C’est cette rage que j’ai de réussir et d’être un modèle de motivation pour les autres, surtout pour les jeunes filles. Chaque matin, je me réveille avec la ferme résolution d’être utile ou de tendre la main à quelqu’un et je fais tout pour y arriver.
Un mot à l’endroit des femmes en particulier les jeunes filles qui vous lisent !
Pour moi, il n’y a pas de hasard dans la vie. La vie est une conjonction de coïncidences heureuses ou malheureuses.

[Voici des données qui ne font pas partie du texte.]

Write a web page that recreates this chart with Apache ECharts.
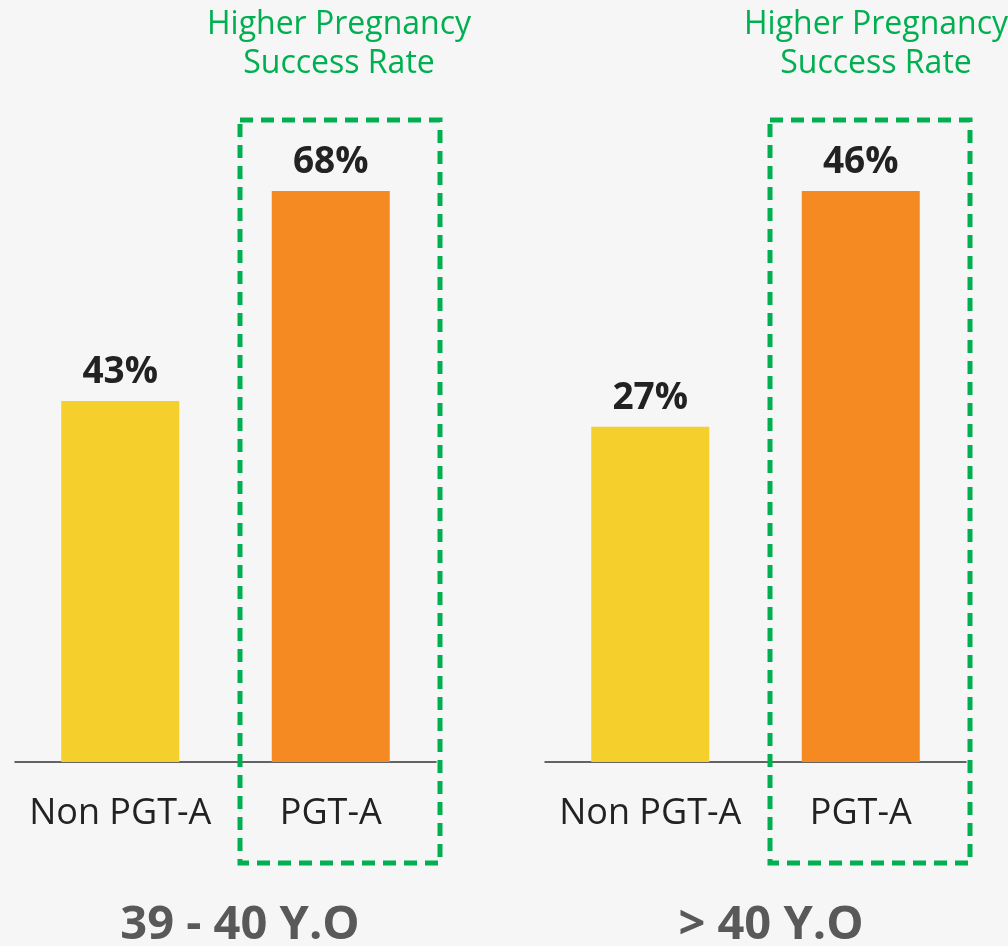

Sachons saisir les opportunités et les transformer en notre faveur car, la vie est ce qu’elle est et elle ne nous fera pas de cadeau, affrontons- la avec sérénité et détermination en ayant des objectifs clairs et une projection sur le long terme. Dans tout cela, je veux insister sur le choix que nous faisons et qui nous suit toute notre vie, alors sachons faire des choix judicieux et bien étudiés. Femme, que votre nature de femme ne soit pas un obstacle pour vous mais une source de motivation et de prospérité.